The story of Vittorio Stanguellini, a skilled builder from Modena and pioneer of lightness and aero-dynamicity.
The story of Vittorio Stanguellini is the story of a dynasty with a passion for motors. The story of the Stanguellini family began with the forefather Celso in Modena in 1879, who managed a musical instrument shop in the heart of the Emilian city. The motor enthusiast is his son Francesco who loved to race with motorised tricycles. Spare parts materials for velocipedes and automobiles would become the new family business within a few years.
In 1925, Francesco became the first Fiat dealership of Modena and began to make a name for himself as Scuderia Stanguellini putting his elaborated cars. He however died suddenly in 1932 leaving the responsibility of the company to his son Vittorio: he was only 19 but had inherited his father's intuition about motors. From that moment, his main business would be elaborating automobiles. Thanks to the Fiats and Maseratis elaborated by Vittorio, the stable obtained discrete results in renowned competitions as the Targa Florio, up to the victory in the Mille Miglia in 1938 with the 750 Stanguellini and the triumph in the same competition in 1940 in classes 750 and 1100.
After an interruption due to the war, Stanguellini went back into racing obtaining further successes and creating exciting duels with the young and same-area Scuderia Ferrari on the circuits throughout Italy and abroad. The engineering flair of Stanguellini led to the invention of numerous innovations and, thanks to his and his trusted collaborators' perseverance, many more successes would arrive over the years as the one in 1957 and the 12 hours of Sebring.

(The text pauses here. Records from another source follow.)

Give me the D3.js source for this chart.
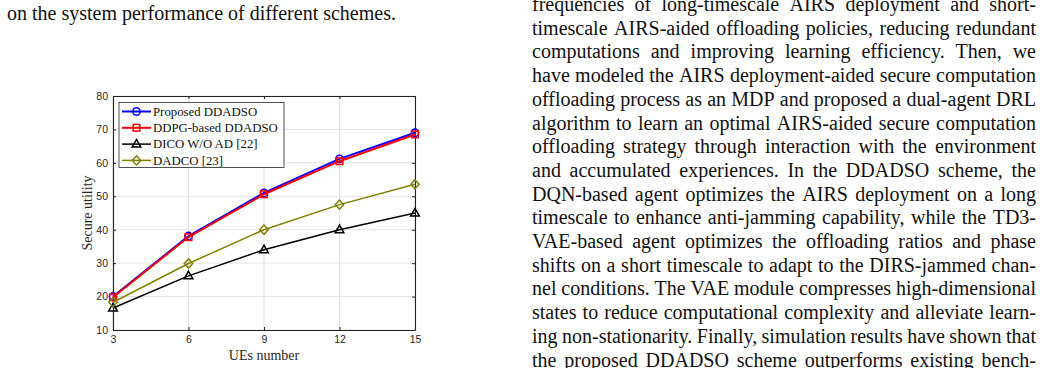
<!DOCTYPE html>
<html>
<head>
<meta charset="utf-8">
<script src="https://cdn.jsdelivr.net/npm/d3@7"></script>
<style>
  html, body { margin: 0; padding: 0; background: #fff; }
  svg { display: block; }
</style>
</head>
<body>
<svg id="page" width="1040" height="368"></svg>
<script>
// ---------------- DATA ----------------
const ueNumbers = [3, 6, 9, 12, 15];
const proposedDDADSO = [20, 38.1, 51, 61.2, 69];
const ddpgDDADSO = [19.8, 37.8, 50.6, 60.5, 68.5];
const dicoWoAD = [16.6, 26.2, 34, 40, 45];
const dadco = [18.3, 29.9, 40, 47.5, 53.6];
const xTickValues = [3, 6, 9, 12, 15];
const yTickValues = [10, 20, 30, 40, 50, 60, 70, 80];
const seriesNames = ["Proposed DDADSO", "DDPG-based DDADSO", "DICO W/O AD [22]", "DADCO [23]"];
const xAxisTitle = "UEs number";
const yAxisTitle = "Secure utility";

const leftColumnText = ["on the system performance of different schemes."];
const rightColumnText = [
  "frequencies of long-timescale AIRS deployment and short-",
  "timescale AIRS-aided offloading policies, reducing redundant",
  "computations and improving learning efficiency. Then, we",
  "have modeled the AIRS deployment-aided secure computation",
  "offloading process as an MDP and proposed a dual-agent DRL",
  "algorithm to learn an optimal AIRS-aided secure computation",
  "offloading strategy through interaction with the environment",
  "and accumulated experiences. In the DDADSO scheme, the",
  "DQN-based agent optimizes the AIRS deployment on a long",
  "timescale to enhance anti-jamming capability, while the TD3-",
  "VAE-based agent optimizes the offloading ratios and phase",
  "shifts on a short timescale to adapt to the DIRS-jammed chan-",
  "nel conditions. The VAE module compresses high-dimensional",
  "states to reduce computational complexity and alleviate learn-",
  "ing non-stationarity. Finally, simulation results have shown that",
  "the proposed DDADSO scheme outperforms existing bench-"
];

// ---------------- LAYOUT ----------------
const svg = d3.select("#page");
const serif = "'Liberation Serif', 'Times New Roman', serif";
const sans = "'Liberation Sans', Arial, sans-serif";

// body text
const bodySize = 20, lead = 23.7;
svg.append("g").selectAll("text").data(leftColumnText).join("text")
  .attr("x", 7).attr("y", (d, i) => 20 + i * lead)
  .attr("font-family", serif).attr("font-size", bodySize).attr("fill", "#111")
  .text(d => d);

const colX = 532, colW = 504;
const rc = svg.append("g");
rightColumnText.forEach((line, i) => {
  const words = line.split(" ");
  const y = 11 + i * lead;
  const nodes = words.map(w => rc.append("text").attr("y", y)
    .attr("font-family", serif).attr("font-size", bodySize).attr("fill", "#111").text(w));
  const widths = nodes.map(n => n.node().getComputedTextLength());
  const total = d3.sum(widths);
  const gap = words.length > 1 ? (colW - total) / (words.length - 1) : 0;
  let x = colX;
  nodes.forEach((n, k) => { n.attr("x", x); x += widths[k] + gap; });
});

// ---------------- CHART ----------------
const plot = { left: 113, right: 415, top: 96, bottom: 330 };
const x = d3.scaleLinear().domain([3, 15]).range([plot.left, plot.right]);
const y = d3.scaleLinear().domain([10, 80]).range([plot.bottom, plot.top]);

const chart = svg.append("g");

// grid
chart.append("g").selectAll("line").data(xTickValues).join("line")
  .attr("x1", d => x(d)).attr("x2", d => x(d)).attr("y1", plot.top).attr("y2", plot.bottom)
  .attr("stroke", "#e3e3e3").attr("stroke-width", 1);
chart.append("g").selectAll("line").data(yTickValues).join("line")
  .attr("y1", d => y(d)).attr("y2", d => y(d)).attr("x1", plot.left).attr("x2", plot.right)
  .attr("stroke", "#e3e3e3").attr("stroke-width", 1);

// axes (ticks inward)
const tickLen = 3;
const axB = chart.append("g").attr("transform", `translate(0,${plot.bottom})`)
  .call(d3.axisBottom(x).tickValues(xTickValues).tickSizeInner(-tickLen).tickSizeOuter(0).tickPadding(6));
const axL = chart.append("g").attr("transform", `translate(${plot.left},0)`)
  .call(d3.axisLeft(y).tickValues(yTickValues).tickSizeInner(-tickLen).tickSizeOuter(0).tickPadding(5));
const axT = chart.append("g").attr("transform", `translate(0,${plot.top})`)
  .call(d3.axisTop(x).tickValues(xTickValues).tickSizeInner(-tickLen).tickSizeOuter(0).tickFormat(""));
const axR = chart.append("g").attr("transform", `translate(${plot.right},0)`)
  .call(d3.axisRight(y).tickValues(yTickValues).tickSizeInner(-tickLen).tickSizeOuter(0).tickFormat(""));
[axB, axL, axT, axR].forEach(a => {
  a.select(".domain").attr("stroke", "#222").attr("stroke-width", 1.1);
  a.selectAll(".tick line").attr("stroke", "#222").attr("stroke-width", 1);
  a.selectAll(".tick text").attr("font-family", sans).attr("font-size", 10.5).attr("fill", "#262626");
});

// axis titles
chart.append("text").attr("x", (plot.left + plot.right) / 2).attr("y", 360)
  .attr("text-anchor", "middle").attr("font-family", serif).attr("font-size", 14).attr("fill", "#262626")
  .text(xAxisTitle);
chart.append("text").attr("transform", `translate(92,${(plot.top + plot.bottom) / 2}) rotate(-90)`)
  .attr("text-anchor", "middle").attr("font-family", serif).attr("font-size", 14).attr("fill", "#262626")
  .text(yAxisTitle);

// series
const seriesValues = [proposedDDADSO, ddpgDDADSO, dicoWoAD, dadco];
const seriesColors = ["#0000ff", "#ff0000", "#000000", "#808000"];
const seriesWidths = [2, 2, 1.5, 1.5];
const seriesMarkers = ["circle", "square", "triangle", "diamond"];

function drawMarker(g, type, cx, cy, color) {
  if (type === "circle") {
    g.append("circle").attr("cx", cx).attr("cy", cy).attr("r", 3.7)
      .attr("fill", "none").attr("stroke", color).attr("stroke-width", 1.5);
  } else if (type === "square") {
    g.append("rect").attr("x", cx - 3.3).attr("y", cy - 3.3).attr("width", 6.6).attr("height", 6.6)
      .attr("fill", "none").attr("stroke", color).attr("stroke-width", 1.5);
  } else if (type === "triangle") {
    g.append("path").attr("d", `M${cx},${cy - 4.6}L${cx + 4.3},${cy + 3}L${cx - 4.3},${cy + 3}Z`)
      .attr("fill", "none").attr("stroke", color).attr("stroke-width", 1.5);
  } else {
    g.append("path").attr("d", `M${cx},${cy - 4.6}L${cx + 4.2},${cy}L${cx},${cy + 4.6}L${cx - 4.2},${cy}Z`)
      .attr("fill", "none").attr("stroke", color).attr("stroke-width", 1.5);
  }
}

const line = d3.line().x((d, i) => x(ueNumbers[i])).y(d => y(d));
[0, 1, 2, 3].forEach(s => {
  const g = chart.append("g");
  g.append("path").datum(seriesValues[s]).attr("d", line)
    .attr("fill", "none").attr("stroke", seriesColors[s]).attr("stroke-width", seriesWidths[s])
    .attr("stroke-linejoin", "round");
  seriesValues[s].forEach((v, i) => drawMarker(g, seriesMarkers[s], x(ueNumbers[i]), y(v), seriesColors[s]));
});

// legend
const leg = chart.append("g");
leg.append("rect").attr("x", 119).attr("y", 102.5).attr("width", 165).attr("height", 65)
  .attr("fill", "#fff").attr("stroke", "#262626").attr("stroke-width", 0.8);
seriesNames.forEach((name, i) => {
  const cy = 111.5 + i * 16.3;
  leg.append("line").attr("x1", 122).attr("x2", 151).attr("y1", cy).attr("y2", cy)
    .attr("stroke", seriesColors[i]).attr("stroke-width", seriesWidths[i]);
  drawMarker(leg, seriesMarkers[i], 136.5, cy, seriesColors[i]);
  leg.append("text").attr("x", 153).attr("y", cy + 4.3)
    .attr("font-family", serif).attr("font-size", 12.8).attr("fill", "#111").text(name);
});
</script>
</body>
</html>
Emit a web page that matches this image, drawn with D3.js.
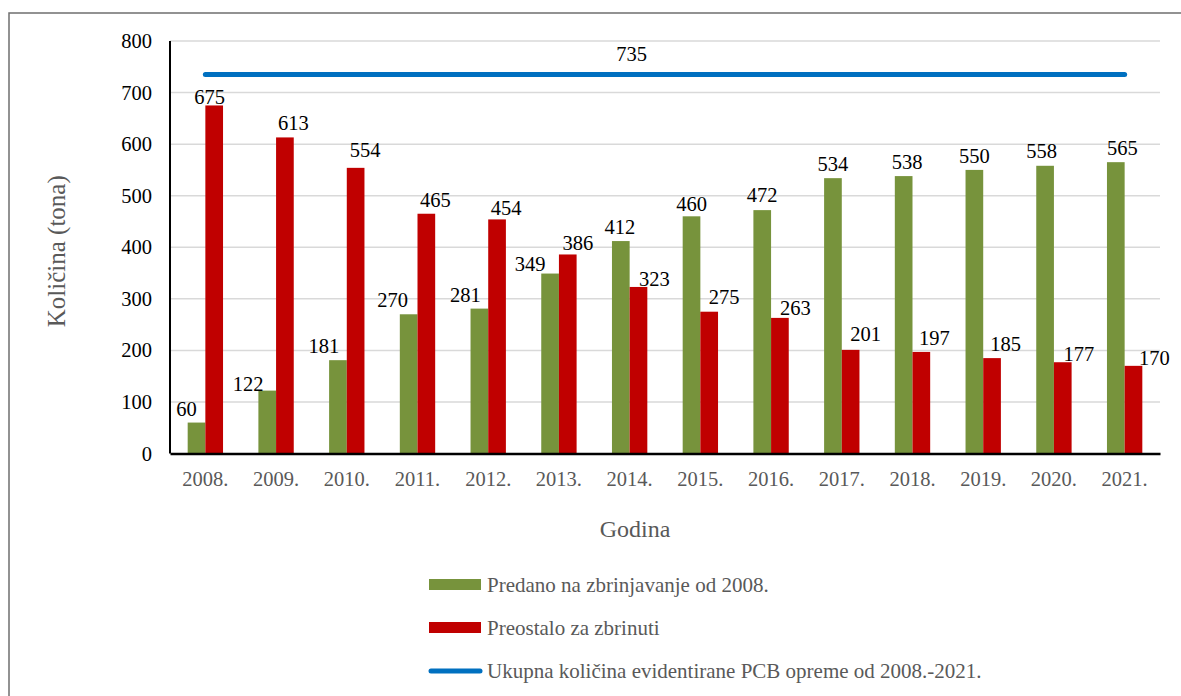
<!DOCTYPE html>
<html>
<head>
<meta charset="utf-8">
<script src="https://cdn.jsdelivr.net/npm/d3@7"></script>
<style>
  html, body { margin: 0; padding: 0; background: #fff; }
  svg { display: block; font-family: "Liberation Serif", "Times New Roman", serif; }
  svg text { font-family: "Liberation Serif", "Times New Roman", serif; }
</style>
</head>
<body>
<svg id="chart" width="1181" height="696"></svg>
<script>
// ---------- DATA ----------
const years = ["2008.", "2009.", "2010.", "2011.", "2012.", "2013.", "2014.", "2015.", "2016.", "2017.", "2018.", "2019.", "2020.", "2021."];
const predano = [60, 122, 181, 270, 281, 349, 412, 460, 472, 534, 538, 550, 558, 565];
const preostalo = [675, 613, 554, 465, 454, 386, 323, 275, 263, 201, 197, 185, 177, 170];
const ukupno = [735, 735, 735, 735, 735, 735, 735, 735, 735, 735, 735, 735, 735, 735];
const yTicks = [0, 100, 200, 300, 400, 500, 600, 700, 800];
const seriesNames = ["Predano na zbrinjavanje od 2008.", "Preostalo za zbrinuti", "Ukupna količina evidentirane PCB opreme od 2008.-2021."];
const yTitle = "Količina (tona)";
const xTitle = "Godina";

// ---------- LAYOUT ----------
const W = 1181, H = 696;
const plot = { left: 170, right: 1160, top: 41, bottom: 453.5 };
const colors = { green: "#77933C", red: "#C00000", blue: "#0070C0", grid: "#D9D9D9", gray: "#595959" };
// hand-placed label offsets as in the original (px, relative to bar top centre)
const greenNudge = [[-10,-7],[-19,0],[-14,-7],[-16,-7],[-14,-7],[-20,-3],[-1,-7],[0,-5],[0,-8],[0,-7],[3.5,-7],[0,-7],[-3.5,-8],[6.5,-7]];
const redNudge = [[-4.5,-1],[8.5,-7],[9.5,-11],[9,-7],[9,-4],[10,-4],[16,-1],[15,-8],[15.5,-3],[15,-9],[13,-7],[13.5,-7],[16,-1],[21,-1]];

const svg = d3.select("#chart");

// outer border (left & top visible)
svg.append("rect").attr("x", 9).attr("y", 13).attr("width", 1200).attr("height", 720)
  .attr("fill", "none").attr("stroke", "#6f6f6f").attr("stroke-width", 1.5);

const x0 = d3.scaleBand().domain(years).range([plot.left, plot.right]).padding(0);
const bw = x0.bandwidth();
const x1 = d3.scaleBand().domain(["g", "r"]).range([bw * 0.25, bw * 0.75]).padding(0);
const y = d3.scaleLinear().domain([0, 800]).range([plot.bottom, plot.top]);

// gridlines
svg.append("g").selectAll("line").data(yTicks.filter(d => d > 0)).join("line")
  .attr("x1", plot.left).attr("x2", plot.right)
  .attr("y1", d => y(d)).attr("y2", d => y(d))
  .attr("stroke", colors.grid).attr("stroke-width", 1.5);

// y tick labels
const yAxis = d3.axisLeft(y).tickValues(yTicks).tickSize(0).tickPadding(18);
const gy = svg.append("g").attr("transform", `translate(${plot.left},0)`).call(yAxis)
  .attr("font-family", null).attr("font-size", null);
gy.select(".domain").remove();
gy.selectAll("text").attr("font-size", 20.5).attr("fill", "#000");

// bars
const gBars = svg.append("g");
gBars.selectAll("rect.g").data(predano).join("rect").attr("class", "g")
  .attr("x", (d, i) => x0(years[i]) + x1("g")).attr("width", x1.bandwidth())
  .attr("y", d => y(d)).attr("height", d => y(0) - y(d)).attr("fill", colors.green);
gBars.selectAll("rect.r").data(preostalo).join("rect").attr("class", "r")
  .attr("x", (d, i) => x0(years[i]) + x1("r")).attr("width", x1.bandwidth())
  .attr("y", d => y(d)).attr("height", d => y(0) - y(d)).attr("fill", colors.red);

// axes lines
svg.append("line").attr("x1", plot.left).attr("x2", plot.left).attr("y1", plot.top).attr("y2", plot.bottom)
  .attr("stroke", "#000").attr("stroke-width", 2);
const xAxis = d3.axisBottom(x0).tickSize(0).tickPadding(18);
const gx = svg.append("g").attr("transform", `translate(0,${plot.bottom})`).call(xAxis)
  .attr("font-family", null).attr("font-size", null);
gx.select(".domain").attr("stroke", "#000").attr("stroke-width", 2.5);
gx.selectAll("text").attr("font-size", 20.5).attr("fill", colors.gray);

// total line
const line = d3.line().x((d, i) => x0(years[i]) + bw / 2).y(d => y(d));
svg.append("path").datum(ukupno).attr("d", line).attr("fill", "none")
  .attr("stroke", colors.blue).attr("stroke-width", 5).attr("stroke-linecap", "round");
svg.append("text").attr("x", x0(years[6]) + bw / 2 + 2).attr("y", y(ukupno[6]) - 14)
  .attr("text-anchor", "middle").attr("font-size", 20.5).attr("fill", "#000").text(ukupno[6]);

// value labels
const gL = svg.append("g").attr("font-size", 20.5).attr("fill", "#000").attr("text-anchor", "middle");
gL.selectAll("text.g").data(predano).join("text").attr("class", "g")
  .attr("x", (d, i) => x0(years[i]) + x1("g") + x1.bandwidth() / 2 + greenNudge[i][0])
  .attr("y", (d, i) => y(d) + greenNudge[i][1]).text(d => d);
gL.selectAll("text.r").data(preostalo).join("text").attr("class", "r")
  .attr("x", (d, i) => x0(years[i]) + x1("r") + x1.bandwidth() / 2 + redNudge[i][0])
  .attr("y", (d, i) => y(d) + redNudge[i][1]).text(d => d);

// axis titles
svg.append("text").attr("transform", `translate(56,${(plot.top + plot.bottom) / 2 + 4}) rotate(-90)`)
  .attr("text-anchor", "middle").attr("dominant-baseline", "central")
  .attr("font-size", 25).attr("fill", colors.gray).text(yTitle);
svg.append("text").attr("x", 635).attr("y", 537).attr("text-anchor", "middle")
  .attr("font-size", 24).attr("fill", colors.gray).text(xTitle);

// legend
const legend = svg.append("g").attr("transform", "translate(429,0)");
const rows = [584.5, 627.5, 671];
seriesNames.forEach((name, i) => {
  if (i < 2) {
    legend.append("rect").attr("x", 0).attr("y", rows[i] - 5.5).attr("width", 52).attr("height", 11)
      .attr("fill", i === 0 ? colors.green : colors.red);
  } else {
    legend.append("line").attr("x1", 2).attr("x2", 51).attr("y1", rows[i]).attr("y2", rows[i])
      .attr("stroke", colors.blue).attr("stroke-width", 5).attr("stroke-linecap", "round");
  }
  legend.append("text").attr("x", 58).attr("y", rows[i] + 7).attr("font-size", 21)
    .attr("fill", colors.gray).text(name);
});
</script>
</body>
</html>
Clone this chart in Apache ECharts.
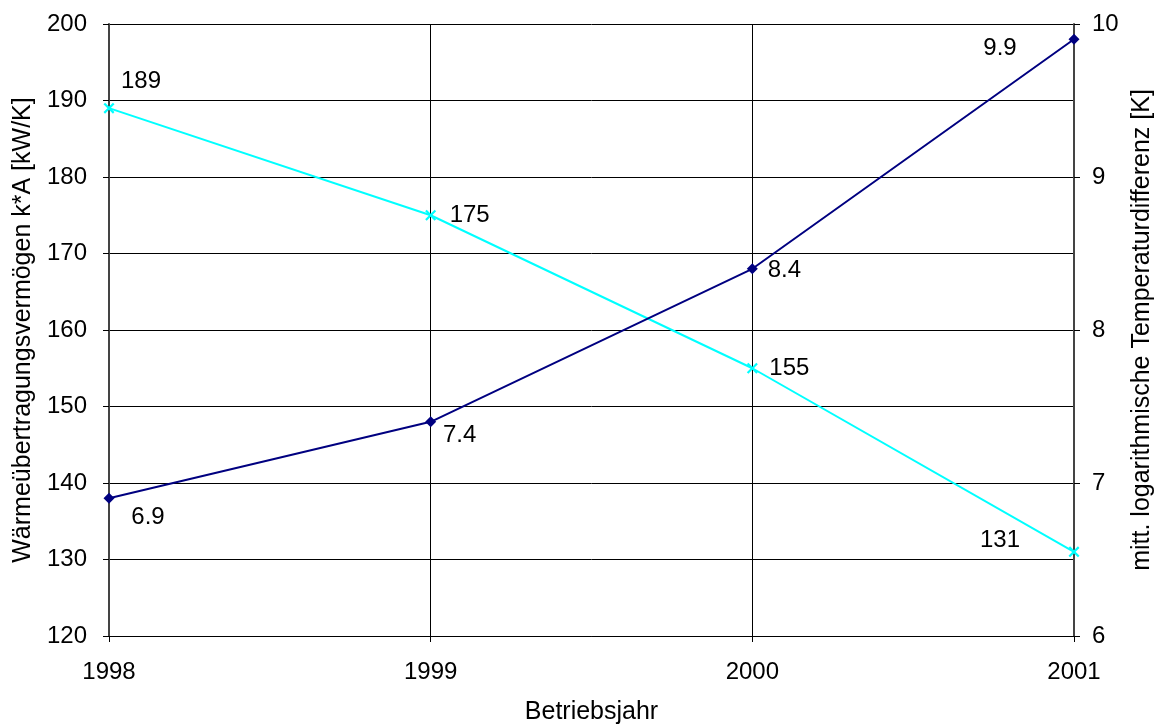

At the end of the e1950's, thanks also to the suggestions of Juan Manuel Fangio, by then a family friend, the Stanguellini Junior 1100 arrived, a single-seater destined to remain in the imagination of motor enthusiasts, made from different series cars, especially Fiat. With this model, Stanguellini achieved a hundred or so victories internationally. The Modena house stood out also in speed records, especially with the Colibrì, a little car with futuristic aerodynamics driven by a Guzzi 250 one-cylinder engine, which won six world records in 1963 on the high-speed ring of Monza. Stanguellini's last years were marked by a decline due to an extremely aggressive competitor, above all from an economic point of view and from a slow withdrawal of his stable from competition to make its entrance into the history of motor racing. Vittorio Stanguellini died on 4 December 1981.